The crux of the majority’s analysis is that, “[b]ecause the ability to evade or falsify testing has increased, more stringent monitoring procedures are now necessary and therefore reasonable.” Maj. Op. at 701. Premier has documented abundant methods for cheating on drug tests. But the possibility of cheating should not justify every precaution that the state deems efficacious. By reaching the opposite conclusion, the majority unravels Fourth Amendment protections for pretrial releasees.
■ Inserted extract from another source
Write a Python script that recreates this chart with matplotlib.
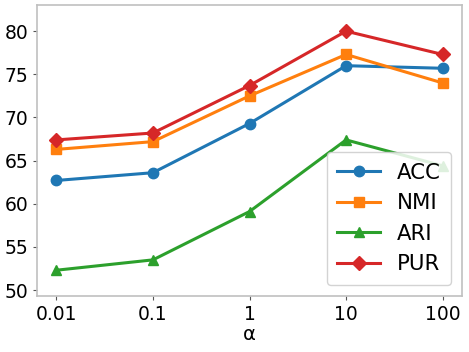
import matplotlib
matplotlib.use("Agg")
import matplotlib.pyplot as plt

alphas = ["0.01", "0.1", "1", "10", "100"]
acc = [62.7, 63.6, 69.3, 76.0, 75.7]
nmi = [66.3, 67.2, 72.5, 77.3, 74.0]
ari = [52.3, 53.5, 59.1, 67.4, 64.4]
pur = [67.4, 68.2, 73.7, 80.0, 77.3]
yticks = [50, 55, 60, 65, 70, 75, 80]

fig, ax = plt.subplots(figsize=(4.69, 3.52), dpi=100)
x = list(range(len(alphas)))
ms = 7.5
lw = 2.2
ax.plot(x, acc, marker="o", color="#1f77b4", lw=lw, ms=ms, label="ACC")
ax.plot(x, nmi, marker="s", color="#ff7f0e", lw=lw, ms=ms, label="NMI")
ax.plot(x, ari, marker="^", color="#2ca02c", lw=lw, ms=ms, label="ARI")
ax.plot(x, pur, marker="D", color="#d62728", lw=lw, ms=ms, label="PUR")

ax.set_xticks(x)
ax.set_xticklabels(alphas)
ax.set_yticks(yticks)
ax.set_ylim(49.35, 83.0)
ax.set_xlim(-0.2, 4.2)
ax.tick_params(labelsize=13.5, color="#555555", length=3, width=0.8)
ax.set_xlabel("α", fontsize=14, labelpad=1)
for s in ax.spines.values():
    s.set_color("#c0c0c0")
    s.set_linewidth(1.2)
ax.legend(loc="lower right", fontsize=15.3, handlelength=2.0, borderpad=0.5,
          labelspacing=0.5, handletextpad=0.8, framealpha=0.85)
fig.subplots_adjust(left=0.079, right=0.985, top=0.985, bottom=0.16)
fig.savefig("out.png", dpi=100)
Kentucky has no reason to believe that suspects in non-drug-related crimes with no history of drug use will use drugs while on pretrial release. The risk that they will, nevertheless, falsify drug tests is too attenuated to impose the added protection — and incumbent privacy intrusion — of direct-observation testing. Therefore, in my view, the ability to evade or falsify testing does not strengthen the government’s interest sufficiently to overcome Norris’s expectation of privacy given the extremely intrusive nature of the search. I would reverse the district court’s grant of summary judgment on the Fourth Amendment and intrusion-upon-seclusion privacy claim.
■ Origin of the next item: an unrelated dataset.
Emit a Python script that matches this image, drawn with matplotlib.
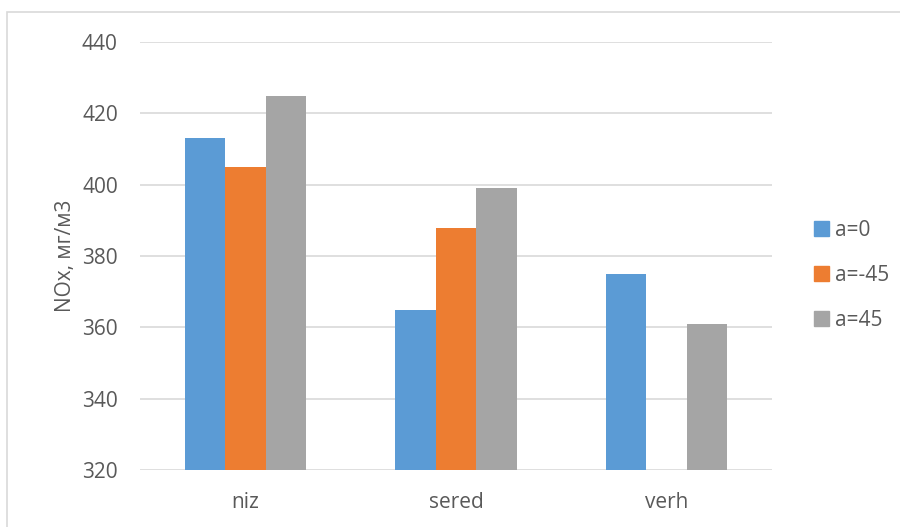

. This logic must apply only to the identification of a valid interest, not the conclusion that the interest renders the government’s action reasonable under the Fourth Amendment. Otherwise, the government could put forward a constitutionally adequate interest and procedure, substitute a far more egregious procedure that slightly enhances reliability, and be exempt from Fourth Amendment challenges to that egregious procedure.